While the threat of lost coverage is real, encouraging action at the state level means change for the better doesn’t have to wait until after the 2020 cycle. As tolls and marijuana take center stage, a bill under consideration in Hartford could not only improve coverage but help fulfill some of the unrealized promise of the 2010 health care law.
Among the ideas strongly considered during the ACA debate was known as the public option, and it would have entailed a government-run insurance plan that anyone could buy into. Some people would find it preferable to whatever private plans were available, other would stick with what they had, but everyone would have more choices, and competition would help keep prices down.
For a variety of reasons, the federal public option was not part of the final bill. Now, the idea is back in Connecticut in a bill supported by state Comptroller Kevin Lembo.
The bill would open up the health insurance plan available to state workers for anyone in a small business, from one to 50 employees. Within a few years, the plan would extend to individuals not connected to a business.
The state already has a similar partnership open to municipalities, and dozens of towns, cities and school boards take part. By broadening the pool, the plan can open opportunities that would never be affordably available to smaller groups seeking coverage.

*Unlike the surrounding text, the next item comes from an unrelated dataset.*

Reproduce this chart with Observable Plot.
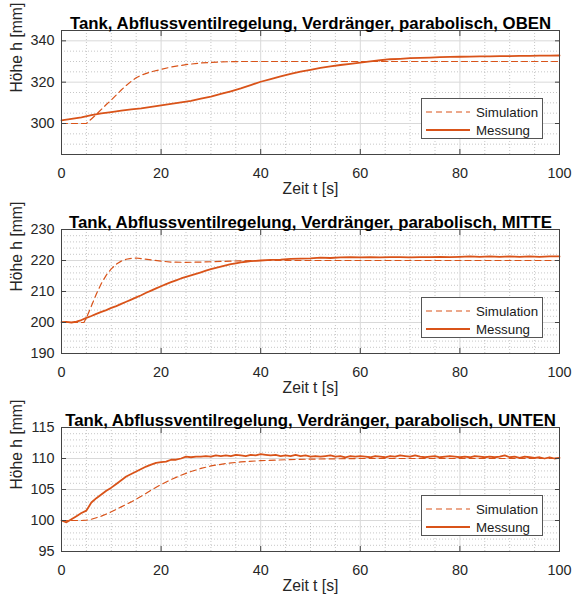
<!DOCTYPE html>
<html>
<head>
<meta charset="utf-8">
<script src="https://cdn.jsdelivr.net/npm/d3@7"></script>
<script src="https://cdn.jsdelivr.net/npm/@observablehq/plot@0.6"></script>
<style>
  html, body { margin: 0; padding: 0; background: white; }
  #root { position: relative; width: 572px; height: 597px; overflow: hidden; font-family: "Liberation Sans", Arial, sans-serif; }
  .panel { position: absolute; left: 0; width: 572px; height: 200px; }
  .legend { position: absolute; left: 421px; top: 98px; width: 122px; height: 41px; box-sizing: border-box;
            border: 1px solid #555; background: white; font-size: 13.3px; color: #1a1a1a; }
  .legend .row { position: absolute; left: 4px; height: 18px; display: flex; align-items: center; }
  .legend svg { display: block; margin-right: 5px; }
</style>
</head>
<body>
<div id="root"></div>
<script>
// ---------- data ----------
const titles = [
  "Tank, Abflussventilregelung, Verdränger, parabolisch, OBEN",
  "Tank, Abflussventilregelung, Verdränger, parabolisch, MITTE",
  "Tank, Abflussventilregelung, Verdränger, parabolisch, UNTEN"
];
const xLabel = "Zeit t [s]";
const yLabel = "Höhe h [mm]";
const seriesNames = ["Simulation", "Messung"];
const xTicks = [0, 20, 40, 60, 80, 100];
const yTicksTop = [300, 320, 340];
const yTicksMid = [190, 200, 210, 220, 230];
const yTicksBot = [95, 100, 105, 110, 115];

// OBEN
const simTopT = [0, 5, 6, 7, 8, 9, 10, 11, 12, 13, 14, 15, 16, 18, 20, 22, 25, 28, 32, 36, 40, 100];
const simTopH = [300, 300, 302.2, 304.4, 306.8, 309.2, 311.4, 313.8, 316.2, 318.4, 320.4, 322.1, 323.4, 325, 326.2, 327.3, 328.5, 329.3, 329.8, 330, 330, 330];
const measTopT = [0,2,4,6,8,10,12,14,16,18,20,22,24,26,28,30,32,34,36,38,40,42,44,46,48,50,52,54,56,58,60,62,64,66,68,70,72,74,76,78,80,82,84,86,88,90,92,94,96,98,100];
const measTopH = [301.5,302.2,303.0,304.0,304.9,305.5,306.2,306.8,307.3,308.0,308.8,309.5,310.2,311.0,312.0,313.0,314.3,315.6,317.0,318.6,320.2,321.5,322.8,324.0,325.1,326.0,326.9,327.6,328.3,328.9,329.5,330.1,330.6,331.1,331.3,331.6,331.8,331.9,332.1,332.2,332.3,332.4,332.5,332.5,332.6,332.6,332.7,332.7,332.8,332.8,332.9];

// MITTE
const simMidT = [0, 4.5, 5, 6, 7, 8, 9, 10, 11, 12, 13, 14, 15, 16, 18, 20, 22, 25, 28, 32, 36, 40, 100];
const simMidH = [200, 200, 201.5, 205.3, 209.2, 212.6, 215.3, 217.3, 218.8, 219.8, 220.4, 220.7, 220.8, 220.6, 220.2, 219.8, 219.5, 219.4, 219.5, 219.7, 219.9, 220, 220];
const measMidT = [0,1,2,3,4,5,6,7,8,9,10,11,12,13,14,15,16,17,18,19,20,21,22,23,24,25,26,27,28,29,30,31,32,33,34,35,36,37,38,39,40,42,44,46,48,50,52,54,56,58,60,62,64,66,68,70,72,74,76,78,80,82,84,86,88,90,92,94,96,98,100];
const measMidH = [200.1,200.2,200.0,200.3,200.8,201.5,202.1,202.8,203.4,204.0,204.7,205.3,206.0,206.7,207.4,208.1,208.8,209.6,210.3,211.0,211.7,212.4,213.0,213.6,214.2,214.7,215.2,215.7,216.2,216.7,217.2,217.6,218.0,218.4,218.8,219.1,219.4,219.6,219.8,219.9,220.0,220.2,220.3,220.5,220.6,220.7,220.9,220.8,221.0,221.1,221.0,221.1,221.0,221.1,221.1,221.0,221.1,221.1,221.2,221.1,221.2,221.3,221.2,221.3,221.2,221.3,221.2,221.3,221.2,221.3,221.3];

// UNTEN
const simBotT = [0, 4, 5, 6, 8, 10, 12, 14, 16, 18, 20, 22, 24, 26, 28, 30, 33, 36, 40, 45, 50, 55, 60, 100];
const simBotH = [100, 100, 100.05, 100.2, 100.7, 101.4, 102.2, 103, 103.9, 104.9, 105.8, 106.6, 107.3, 107.9, 108.4, 108.8, 109.2, 109.45, 109.65, 109.8, 109.9, 109.95, 110, 110];
const measBotT = [0,1,2,3,4,5,6,7,8,9,10,11,12,13,14,15,16,17,18,19,20,21,22,23,24,25,26,27,28,29,30,31,32,33,34,35,36,37,38,39,40,41,42,43,44,45,46,47,48,49,50,51,52,53,54,55,56,57,58,59,60,61,62,63,64,65,66,67,68,69,70,71,72,73,74,75,76,77,78,79,80,81,82,83,84,85,86,87,88,89,90,91,92,93,94,95,96,97,98,99,100];
const measBotH = [100.0,99.7,100.2,100.7,101.2,101.6,102.9,103.6,104.2,104.8,105.3,105.9,106.5,107.1,107.5,107.9,108.3,108.7,109.0,109.3,109.4,109.5,109.8,109.8,110.0,110.3,110.2,110.3,110.3,110.4,110.3,110.5,110.4,110.5,110.4,110.6,110.5,110.4,110.6,110.5,110.7,110.6,110.5,110.6,110.4,110.5,110.4,110.6,110.4,110.5,110.3,110.4,110.3,110.4,110.5,110.3,110.4,110.2,110.4,110.3,110.4,110.3,110.2,110.4,110.3,110.2,110.4,110.3,110.5,110.4,110.3,110.5,110.3,110.2,110.3,110.4,110.2,110.3,110.4,110.3,110.2,110.3,110.2,110.4,110.3,110.2,110.3,110.2,110.3,110.5,110.2,110.3,110.1,110.3,110.2,110.1,110.2,110.0,110.2,110.0,110.1];

// ---------- build ----------
const zip = (T, H) => T.map((t, i) => ({t, h: H[i]}));
const panels = [
  {title: titles[0], domain: [285, 345], yTicks: yTicksTop, minorStep: 5, sim: zip(simTopT, simTopH), meas: zip(measTopT, measTopH), top: 0},
  {title: titles[1], domain: [190, 230], yTicks: yTicksMid, minorStep: 2, sim: zip(simMidT, simMidH), meas: zip(measMidT, measMidH), top: 199},
  {title: titles[2], domain: [95, 115], yTicks: yTicksBot, minorStep: 1, sim: zip(simBotT, simBotH), meas: zip(measBotT, measBotH), top: 397}
];
const color = "#D95319";
const axisColor = "#444";
const xMinor = d3.range(0, 100.001, 5).filter(v => v % 20 !== 0);

const root = document.getElementById("root");
for (const p of panels) {
  const yMinor = d3.range(p.domain[0], p.domain[1] + 0.001, p.minorStep)
    .filter(v => !p.yTicks.includes(v) && v > p.domain[0] && v < p.domain[1]);
  const chart = Plot.plot({
    width: 572, height: 200,
    marginLeft: 61, marginRight: 13, marginTop: 30, marginBottom: 46,
    style: {fontFamily: "'Liberation Sans', Arial, sans-serif", fontSize: "14.4px", color: "#262626", background: "white", overflow: "visible"},
    x: {domain: [0, 100]},
    y: {domain: p.domain},
    marks: [
      Plot.ruleX(xMinor, {stroke: "#9a9a9a", strokeWidth: 0.7, strokeDasharray: "1,2", strokeOpacity: 0.8}),
      Plot.ruleY(yMinor, {stroke: "#9a9a9a", strokeWidth: 0.7, strokeDasharray: "1,2", strokeOpacity: 0.8}),
      Plot.ruleX(xTicks, {stroke: "#d9d9d9", strokeWidth: 1}),
      Plot.ruleY(p.yTicks, {stroke: "#d9d9d9", strokeWidth: 1}),
      Plot.line(p.sim, {x: "t", y: "h", stroke: color, strokeWidth: 1.2, strokeDasharray: "6,4"}),
      Plot.line(p.meas, {x: "t", y: "h", stroke: color, strokeWidth: 1.8}),
      Plot.frame({stroke: axisColor, strokeWidth: 1}),
      Plot.axisX({anchor: "bottom", ticks: xTicks, tickSize: -5, tickPadding: 18, label: null, fontSize: 14.4, stroke: axisColor}),
      Plot.axisX({anchor: "top", ticks: xTicks, tickSize: -5, tickFormat: () => "", label: null, stroke: axisColor}),
      Plot.axisY({anchor: "left", ticks: p.yTicks, tickSize: -5, tickPadding: 12, label: null, fontSize: 14.4, stroke: axisColor}),
      Plot.axisY({anchor: "right", ticks: p.yTicks, tickSize: -5, tickFormat: () => "", label: null, stroke: axisColor}),
      Plot.text([p.title], {frameAnchor: "top", dy: -13, fontWeight: "bold", fontSize: 16.8, fill: "#000"}),
      Plot.text([xLabel], {frameAnchor: "bottom", dy: 39, fontSize: 15.7, fill: "#262626"}),
      Plot.text([yLabel], {frameAnchor: "left", dx: -45, rotate: -90, fontSize: 15.7, fill: "#262626"})
    ]
  });
  const div = document.createElement("div");
  div.className = "panel";
  div.style.top = p.top + "px";
  div.appendChild(chart);

  const lg = document.createElement("div");
  lg.className = "legend";
  const rows = [
    {name: seriesNames[0], dash: "6,4", w: 1.2, y: 4},
    {name: seriesNames[1], dash: null, w: 1.8, y: 22}
  ];
  for (const r of rows) {
    const row = document.createElement("div");
    row.className = "row";
    row.style.top = r.y + "px";
    row.innerHTML = `<svg width="45" height="10"><line x1="0" x2="44" y1="5" y2="5" stroke="${color}" stroke-width="${r.w}" ${r.dash ? `stroke-dasharray="${r.dash}"` : ""}/></svg><span>${r.name}</span>`;
    lg.appendChild(row);
  }
  div.appendChild(lg);
  root.appendChild(div);
}
</script>
</body>
</html>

A public option extended to businesses and individuals would operate on the same principle.
Republicans have raised concerns about costs outweighing the amount that comes in from premiums, and Lembo acknowledged that’s a worry, at least initially. Within a few years, the system would likely stabilize, he said. Startup costs would pay off with a healthier, less volatile system in the long run.
Health insurance remains out of reach for too many people in Connecticut, and a public option would make the state a leader in health policy. Opening a reliable path to obtain insurance while encouraging existing carriers to improve their products to compete is a win for everyone. The state needs to pass the public option.